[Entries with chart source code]
========

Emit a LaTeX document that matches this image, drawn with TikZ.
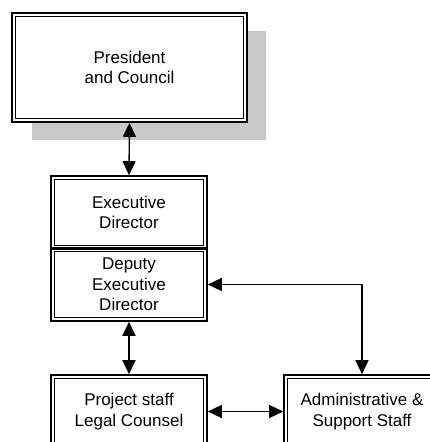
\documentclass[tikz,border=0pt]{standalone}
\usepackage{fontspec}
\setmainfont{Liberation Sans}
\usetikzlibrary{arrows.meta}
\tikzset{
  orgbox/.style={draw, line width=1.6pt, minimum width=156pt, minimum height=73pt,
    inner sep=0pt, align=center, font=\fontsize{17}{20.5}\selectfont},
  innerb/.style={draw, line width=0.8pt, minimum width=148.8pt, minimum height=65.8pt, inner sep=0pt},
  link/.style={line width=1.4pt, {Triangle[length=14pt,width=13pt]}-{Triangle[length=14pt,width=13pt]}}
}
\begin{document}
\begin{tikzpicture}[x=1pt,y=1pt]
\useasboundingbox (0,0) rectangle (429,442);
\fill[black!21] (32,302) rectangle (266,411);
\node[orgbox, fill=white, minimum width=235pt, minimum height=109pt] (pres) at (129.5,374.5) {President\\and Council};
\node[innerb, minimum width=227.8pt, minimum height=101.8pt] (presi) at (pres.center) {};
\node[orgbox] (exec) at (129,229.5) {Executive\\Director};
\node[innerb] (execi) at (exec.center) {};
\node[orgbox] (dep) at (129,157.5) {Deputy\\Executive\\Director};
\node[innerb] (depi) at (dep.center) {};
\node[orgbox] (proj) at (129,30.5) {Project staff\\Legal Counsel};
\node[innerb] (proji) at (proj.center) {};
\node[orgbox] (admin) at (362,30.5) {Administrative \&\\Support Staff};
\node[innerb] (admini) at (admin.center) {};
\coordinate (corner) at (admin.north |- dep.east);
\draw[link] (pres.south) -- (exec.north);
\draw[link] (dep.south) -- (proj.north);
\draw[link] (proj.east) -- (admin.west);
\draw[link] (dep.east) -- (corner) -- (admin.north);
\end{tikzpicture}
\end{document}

========

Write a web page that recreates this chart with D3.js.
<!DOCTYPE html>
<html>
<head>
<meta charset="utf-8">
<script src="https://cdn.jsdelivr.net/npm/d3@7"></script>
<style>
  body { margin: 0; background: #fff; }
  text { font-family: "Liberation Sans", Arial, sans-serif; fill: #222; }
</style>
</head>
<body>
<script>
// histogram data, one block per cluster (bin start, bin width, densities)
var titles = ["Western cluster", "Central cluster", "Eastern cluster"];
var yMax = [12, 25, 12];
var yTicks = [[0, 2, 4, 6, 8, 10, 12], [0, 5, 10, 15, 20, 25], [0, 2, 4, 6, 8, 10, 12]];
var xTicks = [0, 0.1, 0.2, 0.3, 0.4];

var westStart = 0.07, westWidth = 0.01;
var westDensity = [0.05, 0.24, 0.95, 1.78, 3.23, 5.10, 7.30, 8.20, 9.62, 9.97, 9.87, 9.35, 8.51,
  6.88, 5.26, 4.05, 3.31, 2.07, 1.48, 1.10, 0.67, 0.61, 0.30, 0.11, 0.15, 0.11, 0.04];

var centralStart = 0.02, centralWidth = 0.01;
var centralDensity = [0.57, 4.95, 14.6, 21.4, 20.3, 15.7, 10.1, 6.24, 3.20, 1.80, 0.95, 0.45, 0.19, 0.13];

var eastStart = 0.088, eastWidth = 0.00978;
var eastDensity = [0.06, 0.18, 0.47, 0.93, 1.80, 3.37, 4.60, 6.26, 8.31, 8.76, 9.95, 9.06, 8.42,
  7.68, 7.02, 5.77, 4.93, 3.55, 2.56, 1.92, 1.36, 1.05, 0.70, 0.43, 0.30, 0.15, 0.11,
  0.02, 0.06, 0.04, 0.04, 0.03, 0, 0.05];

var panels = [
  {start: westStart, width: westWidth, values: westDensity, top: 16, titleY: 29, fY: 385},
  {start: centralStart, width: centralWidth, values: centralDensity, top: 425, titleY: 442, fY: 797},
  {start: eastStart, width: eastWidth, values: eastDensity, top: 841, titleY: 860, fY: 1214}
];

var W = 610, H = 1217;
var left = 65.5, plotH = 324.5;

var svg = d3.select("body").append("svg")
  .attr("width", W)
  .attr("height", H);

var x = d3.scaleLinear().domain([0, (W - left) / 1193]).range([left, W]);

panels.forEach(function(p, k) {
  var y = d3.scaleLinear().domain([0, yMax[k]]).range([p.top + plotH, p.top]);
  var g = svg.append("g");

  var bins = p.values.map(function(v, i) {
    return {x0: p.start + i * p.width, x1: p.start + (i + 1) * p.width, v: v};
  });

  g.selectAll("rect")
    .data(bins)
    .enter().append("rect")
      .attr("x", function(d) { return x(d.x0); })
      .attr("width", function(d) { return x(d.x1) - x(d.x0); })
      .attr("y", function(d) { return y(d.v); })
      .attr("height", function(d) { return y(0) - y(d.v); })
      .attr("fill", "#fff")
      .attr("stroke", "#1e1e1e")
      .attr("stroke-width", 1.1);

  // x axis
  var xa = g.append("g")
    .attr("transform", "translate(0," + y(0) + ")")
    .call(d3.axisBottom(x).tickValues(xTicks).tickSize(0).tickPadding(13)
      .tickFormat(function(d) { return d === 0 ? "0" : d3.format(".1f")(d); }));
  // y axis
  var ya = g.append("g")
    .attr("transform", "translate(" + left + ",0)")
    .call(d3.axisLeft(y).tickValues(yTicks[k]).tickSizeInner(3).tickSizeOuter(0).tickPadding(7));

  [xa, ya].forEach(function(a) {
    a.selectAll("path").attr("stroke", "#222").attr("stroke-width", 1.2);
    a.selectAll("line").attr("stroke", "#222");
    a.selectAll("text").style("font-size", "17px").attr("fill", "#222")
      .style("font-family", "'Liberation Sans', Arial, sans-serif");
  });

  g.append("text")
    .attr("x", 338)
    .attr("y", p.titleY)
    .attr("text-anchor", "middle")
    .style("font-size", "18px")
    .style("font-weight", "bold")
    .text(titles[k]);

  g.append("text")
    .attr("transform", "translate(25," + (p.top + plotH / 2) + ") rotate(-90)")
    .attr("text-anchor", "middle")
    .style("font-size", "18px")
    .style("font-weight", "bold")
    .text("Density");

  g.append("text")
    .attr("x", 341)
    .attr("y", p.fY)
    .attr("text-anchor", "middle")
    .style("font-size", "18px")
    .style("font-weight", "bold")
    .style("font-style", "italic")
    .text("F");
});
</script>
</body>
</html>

========

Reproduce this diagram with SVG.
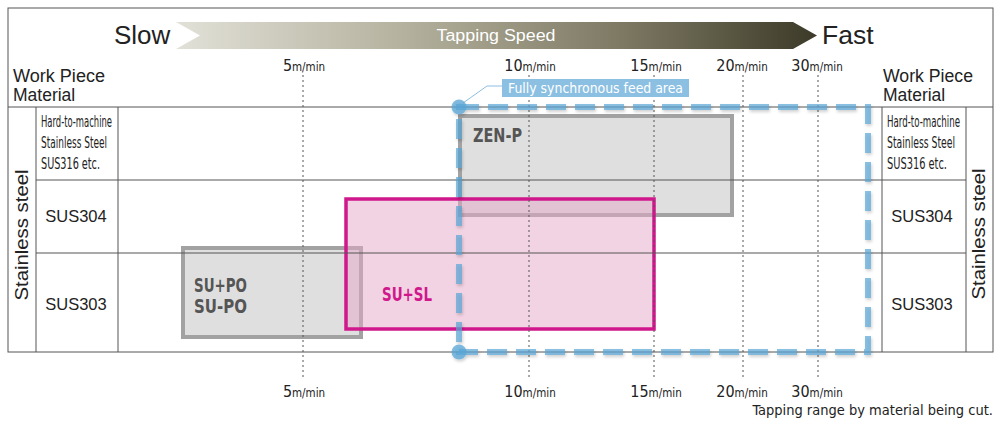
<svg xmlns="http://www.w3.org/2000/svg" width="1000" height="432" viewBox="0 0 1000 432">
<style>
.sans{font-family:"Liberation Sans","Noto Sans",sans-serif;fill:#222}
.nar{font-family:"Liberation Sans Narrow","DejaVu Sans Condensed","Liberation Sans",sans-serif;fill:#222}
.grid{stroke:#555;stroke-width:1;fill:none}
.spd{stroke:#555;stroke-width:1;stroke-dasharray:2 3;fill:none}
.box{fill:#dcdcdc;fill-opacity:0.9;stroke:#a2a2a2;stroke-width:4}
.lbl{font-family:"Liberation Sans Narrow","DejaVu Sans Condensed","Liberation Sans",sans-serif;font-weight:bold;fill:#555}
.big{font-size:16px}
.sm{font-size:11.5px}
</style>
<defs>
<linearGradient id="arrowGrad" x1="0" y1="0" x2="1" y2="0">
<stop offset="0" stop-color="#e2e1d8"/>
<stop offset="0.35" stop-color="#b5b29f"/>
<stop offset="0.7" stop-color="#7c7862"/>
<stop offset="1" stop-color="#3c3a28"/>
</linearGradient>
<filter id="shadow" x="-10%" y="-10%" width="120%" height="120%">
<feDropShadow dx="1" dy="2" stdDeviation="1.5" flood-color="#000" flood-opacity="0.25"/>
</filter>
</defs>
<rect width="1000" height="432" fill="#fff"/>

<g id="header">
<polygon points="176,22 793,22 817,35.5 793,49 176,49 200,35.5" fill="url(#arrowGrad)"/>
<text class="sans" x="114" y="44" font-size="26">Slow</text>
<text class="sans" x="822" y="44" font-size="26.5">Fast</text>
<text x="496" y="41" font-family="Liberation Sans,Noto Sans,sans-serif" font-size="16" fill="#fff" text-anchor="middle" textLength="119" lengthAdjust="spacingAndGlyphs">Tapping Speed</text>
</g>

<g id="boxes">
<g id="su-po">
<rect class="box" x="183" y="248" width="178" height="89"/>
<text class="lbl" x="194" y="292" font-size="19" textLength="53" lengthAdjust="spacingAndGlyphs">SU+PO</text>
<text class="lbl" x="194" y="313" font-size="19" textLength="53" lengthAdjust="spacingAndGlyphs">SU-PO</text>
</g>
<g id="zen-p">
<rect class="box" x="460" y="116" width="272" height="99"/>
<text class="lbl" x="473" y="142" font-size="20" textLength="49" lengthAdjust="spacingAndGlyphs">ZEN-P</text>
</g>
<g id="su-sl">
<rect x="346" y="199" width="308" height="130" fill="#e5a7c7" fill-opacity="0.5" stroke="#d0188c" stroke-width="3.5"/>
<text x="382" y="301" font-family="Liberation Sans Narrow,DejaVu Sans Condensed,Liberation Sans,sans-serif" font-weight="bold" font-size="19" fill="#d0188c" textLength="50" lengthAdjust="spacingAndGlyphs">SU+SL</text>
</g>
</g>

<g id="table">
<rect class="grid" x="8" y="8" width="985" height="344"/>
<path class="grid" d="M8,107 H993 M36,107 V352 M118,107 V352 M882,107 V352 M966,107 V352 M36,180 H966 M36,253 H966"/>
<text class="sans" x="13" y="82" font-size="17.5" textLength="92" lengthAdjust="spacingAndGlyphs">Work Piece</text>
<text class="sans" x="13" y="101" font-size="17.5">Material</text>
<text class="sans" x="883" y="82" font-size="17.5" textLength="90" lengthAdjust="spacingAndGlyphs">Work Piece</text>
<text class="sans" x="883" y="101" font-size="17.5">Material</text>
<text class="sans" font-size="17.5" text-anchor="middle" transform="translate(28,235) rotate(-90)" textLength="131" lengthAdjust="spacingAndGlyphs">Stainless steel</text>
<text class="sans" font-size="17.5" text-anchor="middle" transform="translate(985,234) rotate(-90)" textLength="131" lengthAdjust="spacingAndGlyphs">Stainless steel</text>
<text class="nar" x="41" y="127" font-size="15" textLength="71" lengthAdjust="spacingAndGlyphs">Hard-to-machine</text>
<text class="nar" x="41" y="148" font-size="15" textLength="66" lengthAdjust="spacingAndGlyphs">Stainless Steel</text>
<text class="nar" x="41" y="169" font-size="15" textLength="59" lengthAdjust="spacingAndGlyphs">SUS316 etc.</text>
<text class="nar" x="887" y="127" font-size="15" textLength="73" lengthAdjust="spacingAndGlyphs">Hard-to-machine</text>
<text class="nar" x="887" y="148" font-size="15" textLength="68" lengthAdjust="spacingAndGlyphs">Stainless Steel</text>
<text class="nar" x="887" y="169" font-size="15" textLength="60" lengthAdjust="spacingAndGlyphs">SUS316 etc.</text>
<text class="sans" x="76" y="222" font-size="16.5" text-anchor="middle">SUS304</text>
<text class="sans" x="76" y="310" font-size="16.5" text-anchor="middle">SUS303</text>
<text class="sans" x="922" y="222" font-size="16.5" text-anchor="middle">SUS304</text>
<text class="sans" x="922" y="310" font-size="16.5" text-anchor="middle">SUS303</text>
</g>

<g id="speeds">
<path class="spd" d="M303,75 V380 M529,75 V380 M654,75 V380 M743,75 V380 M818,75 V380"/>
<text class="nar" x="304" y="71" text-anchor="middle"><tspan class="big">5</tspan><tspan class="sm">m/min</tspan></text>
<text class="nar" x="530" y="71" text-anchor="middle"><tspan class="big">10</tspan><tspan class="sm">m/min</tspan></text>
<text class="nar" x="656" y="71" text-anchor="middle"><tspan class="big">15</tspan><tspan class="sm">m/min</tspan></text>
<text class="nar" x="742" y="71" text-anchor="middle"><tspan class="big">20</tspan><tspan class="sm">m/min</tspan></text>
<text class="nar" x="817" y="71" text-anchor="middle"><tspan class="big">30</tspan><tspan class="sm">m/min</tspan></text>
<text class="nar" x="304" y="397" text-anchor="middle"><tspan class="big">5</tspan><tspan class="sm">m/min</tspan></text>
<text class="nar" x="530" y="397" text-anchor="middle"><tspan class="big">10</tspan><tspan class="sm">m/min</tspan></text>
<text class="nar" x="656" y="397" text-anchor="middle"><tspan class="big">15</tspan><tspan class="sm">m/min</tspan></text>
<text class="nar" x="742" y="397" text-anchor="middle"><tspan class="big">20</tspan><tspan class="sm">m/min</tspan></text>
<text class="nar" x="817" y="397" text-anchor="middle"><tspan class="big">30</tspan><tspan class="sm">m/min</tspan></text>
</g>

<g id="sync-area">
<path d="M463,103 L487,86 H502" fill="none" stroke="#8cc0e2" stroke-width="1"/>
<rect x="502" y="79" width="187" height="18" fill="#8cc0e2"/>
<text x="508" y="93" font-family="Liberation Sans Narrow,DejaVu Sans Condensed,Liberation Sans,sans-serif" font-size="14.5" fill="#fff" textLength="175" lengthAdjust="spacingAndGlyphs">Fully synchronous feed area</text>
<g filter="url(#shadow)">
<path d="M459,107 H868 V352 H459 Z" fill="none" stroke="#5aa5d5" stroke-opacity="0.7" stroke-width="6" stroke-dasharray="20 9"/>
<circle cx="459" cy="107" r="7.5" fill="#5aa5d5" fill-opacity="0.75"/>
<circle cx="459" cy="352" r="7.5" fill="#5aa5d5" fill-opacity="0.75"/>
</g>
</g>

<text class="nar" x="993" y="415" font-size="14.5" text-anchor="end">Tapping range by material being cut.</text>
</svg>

========

What is asked: The required output is an exact reproduction of the lines starting at the one that contains "Write a web" and ending at the one that contains "0.45, 0.19, 0.13];". Both boundary lines belong to it.

Written response:
Write a web page that recreates this chart with D3.js.
<!DOCTYPE html>
<html>
<head>
<meta charset="utf-8">
<script src="https://cdn.jsdelivr.net/npm/d3@7"></script>
<style>
  body { margin: 0; background: #fff; }
  text { font-family: "Liberation Sans", Arial, sans-serif; fill: #222; }
</style>
</head>
<body>
<script>
// histogram data, one block per cluster (bin start, bin width, densities)
var titles = ["Western cluster", "Central cluster", "Eastern cluster"];
var yMax = [12, 25, 12];
var yTicks = [[0, 2, 4, 6, 8, 10, 12], [0, 5, 10, 15, 20, 25], [0, 2, 4, 6, 8, 10, 12]];
var xTicks = [0, 0.1, 0.2, 0.3, 0.4];

var westStart = 0.07, westWidth = 0.01;
var westDensity = [0.05, 0.24, 0.95, 1.78, 3.23, 5.10, 7.30, 8.20, 9.62, 9.97, 9.87, 9.35, 8.51,
  6.88, 5.26, 4.05, 3.31, 2.07, 1.48, 1.10, 0.67, 0.61, 0.30, 0.11, 0.15, 0.11, 0.04];

var centralStart = 0.02, centralWidth = 0.01;
var centralDensity = [0.57, 4.95, 14.6, 21.4, 20.3, 15.7, 10.1, 6.24, 3.20, 1.80, 0.95, 0.45, 0.19, 0.13];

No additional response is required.